Having cut open a live cow, homesteader John Weeks hands the purplish red ovaries to his daughter, saying, "This is what makes you female." The Cure for Death by Lightning is a rite-of-passage story set in 1940s Canada. Sex and death tangle on practically every page as 15-year-old narrator Beth Weeks has to choose between being "good" - that is, staying home when home is a place of incest, bestiality and madness - or facing whatever is killing children at night in the bush. Is it a bear, is it a coyote, or is it sexuality in beast form?

The "shapeshifter", Coyote, is an Angela Carter device that doesn't always work, but overall the atmosphere is potent and the writing powerful. The landscape is invested with Betty's ambivalence about her sexual desire ("Raspberries hung like nipples on tall thorny stalks") and her loyalties. The question that drives the narrative is: can Beth make peace with herself? The recipes in her mother's scrapbook, including the cure of the title, serve as a quirky culinary paper-trail.

The Cure for Death by Lightning is an ambitious first novel. Gail Anderson- Dargatz has thrown in so many ingredients that it takes her a good third of the book to mix them together. Be patient. It's an enthralling debut.

Josie Barnard

2 All the Dark Air by Livi Michael, Secker pounds 9.99.

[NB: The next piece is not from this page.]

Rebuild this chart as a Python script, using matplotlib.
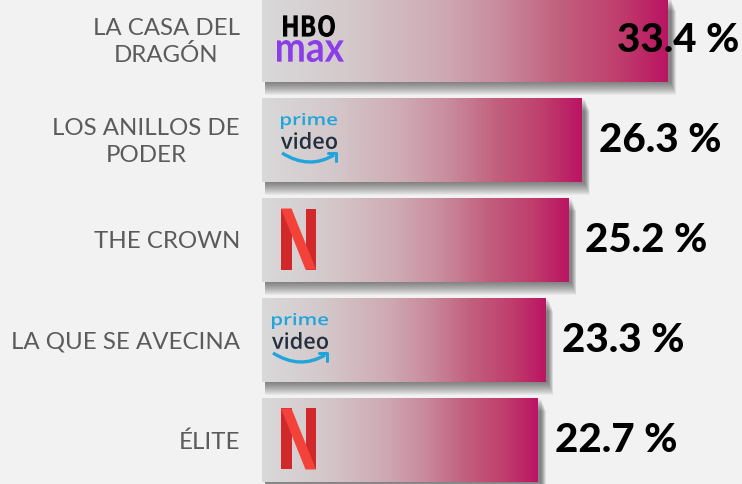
import matplotlib.pyplot as plt
import numpy as np
from matplotlib.colors import LinearSegmentedColormap
from matplotlib.patches import Rectangle, Polygon, PathPatch
from matplotlib.path import Path
from matplotlib.textpath import TextPath
from matplotlib.font_manager import FontProperties
from matplotlib.transforms import Affine2D

shows = ['LA CASA DEL\nDRAGÓN', 'LOS ANILLOS DE\nPODER', 'THE CROWN',
         'LA QUE SE AVECINA', 'ÉLITE']
shares = [33.4, 26.3, 25.2, 23.3, 22.7]
platforms = ['hbo', 'prime', 'netflix', 'prime', 'netflix']

# pixel -> data helpers
SX = 12.15   # px per share unit
SY = 100.0   # px per row
px = lambda p: p / SX
py = lambda p: p / SY

bg = '#f2f2f2'
cmap = LinearSegmentedColormap.from_list('bar', [
    (0.00, '#d9d9d9'), (0.22, '#d4c8cb'), (0.44, '#cfaab5'), (0.59, '#c98a9d'),
    (0.73, '#c2617f'), (0.88, '#bf3e6c'), (1.00, '#bb1463')])

fig = plt.figure(figsize=(7.42, 4.84), dpi=100, facecolor=bg)
ax = fig.add_axes([0, 0, 1, 1])
ax.set_facecolor(bg)
ax.set_axis_off()

bar_h = 0.84
grad = np.linspace(0, 1, 256).reshape(1, -1)


def fit_text(s, x0, x1, y0, y1, color, family, weight):
    """Draw text s as a path stretched into the pixel box (x0..x1, y0..y1) in data units."""
    tp = TextPath((0, 0), s, size=10, prop=FontProperties(family=family, weight=weight))
    ext = tp.get_extents()
    tr = (Affine2D().translate(-ext.x0, -ext.y1)
          .scale((x1 - x0) / ext.width, -(y1 - y0) / ext.height)
          .translate(x0, y0))
    ax.add_patch(PathPatch(tr.transform_path(tp), fc=color, ec='none', lw=0, zorder=6))


def draw_netflix(x0, yc):
    w, h = px(35), py(61)
    top, bot = yc - h / 2, yc + h / 2
    s = 0.3 * w
    ax.add_patch(Rectangle((x0, top), s, h, color='#d0282b', zorder=5, lw=0))
    ax.add_patch(Rectangle((x0 + w - s, top), s, h, color='#d0282b', zorder=5, lw=0))
    ax.add_patch(Polygon([(x0, top), (x0 + s, top), (x0 + w, bot), (x0 + w - s, bot)],
                         closed=True, color='#f3423a', zorder=6, lw=0))


def draw_prime(x0, yc):
    w = px(56)
    fit_text('prime', x0, x0 + w, yc - py(27), yc - py(11), '#1fa5dc', 'Open Sans', 'semibold')
    fit_text('video', x0, x0 + w, yc - py(8), yc + py(9), '#232f3e', 'Open Sans', 'semibold')
    ys = yc + py(13)
    verts = [(x0 + px(1), ys), (x0 + w * 0.5, ys + py(17)), (x0 + w - px(3), ys + py(2))]
    ax.add_patch(PathPatch(Path(verts, [Path.MOVETO, Path.CURVE3, Path.CURVE3]),
                           fc='none', ec='#1fa5dc', lw=2.4, zorder=6))
    ax.plot([x0 + w - px(9), x0 + w - px(1), x0 + w - px(1)],
            [ys + py(0), ys + py(0), ys + py(8)], color='#1fa5dc', lw=2.2, zorder=6,
            solid_capstyle='round', solid_joinstyle='round')


def draw_hbo(x0, yc):
    fit_text('HBO', x0 + px(21), x0 + px(73), yc - py(25), yc - py(3), 'black',
             'DejaVu Sans', 'bold')
    fit_text('max', x0 + px(15), x0 + px(82), yc + py(0), yc + py(22), '#8b3ee8',
             'Lato', 'bold')


for i, (name, v, plat) in enumerate(zip(shows, shares, platforms)):
    top = i - bar_h / 2
    bot = i + bar_h / 2
    # soft shadow below / right of the bar
    for k in range(1, 14):
        ax.add_patch(Rectangle((px(3), top + py(k)), v + px(k * 0.4), bar_h,
                               color='black', alpha=0.045, lw=0, zorder=1))
    ax.add_patch(Rectangle((0, top), v, bar_h, color=bg, lw=0, zorder=2))
    ax.imshow(grad, cmap=cmap, extent=(0, v, bot, top), aspect='auto',
              interpolation='bicubic', zorder=3)

    ax.text(px(-22), i + py(2), name, ha='right', va='center', multialignment='center',
            fontsize=17.3, color='#5b5b5b', family='Lato', linespacing=1.3)

    label = f'{v} %'
    if 262 + v * SX + 17 + 125 > 742:
        ax.text(px(480 - 3), i + py(1), label, ha='right', va='center',
                fontsize=29, fontweight='black', family='Lato', color='black', zorder=7)
    else:
        ax.text(v + px(17), i + py(1), label, ha='left', va='center',
                fontsize=29, fontweight='black', family='Lato', color='black', zorder=7)

    if plat == 'netflix':
        draw_netflix(px(19), i - py(1))
    elif plat == 'prime':
        draw_prime(px(19 if i == 1 else 10), i)
    else:
        draw_hbo(0, i)

ax.set_xlim(px(-262), px(480))
ax.set_ylim(py(444), py(-40))

fig.savefig('out.png', dpi=100, facecolor=bg)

In her third novel, Michael continues her preoccupation with poverty and crime in a harrowing and compelling account of a woman's determination to survive in the face of adversity. Ostracised by the sister of her recently deceased mother, Julie thinks all her prayers are answered when a heart- throb from her schooldays, Mick, invites her to move in with him. But it soon becomes clear that her new home is not all that Julie had hoped for. She is forced to tiptoe around a house without floorboards, where icicles hang from the walls, and things go from bad to worse when she discovers she is pregnant. While Mick finds his distraction in drugs, Julie attempts to find solace in her Mind Power Group.

Livi Michael's insight into the plight of the impoverished is portrayed with remarkable clarity. She treats her subject matter without sentimentality, creating emotion by the continual juxtaposition of life and death. By the same token, the author finally leaves us wondering whether or not there is any hope for Julie's baby in a world where crime and deprivation are so prevalent.

All The Dark Air is at times depressing. Nevertheless it remains engaging in its unfaltering honesty - not surprising from an author who has emerged from the ordeals of bad housing, unemployment and single parenthood herself.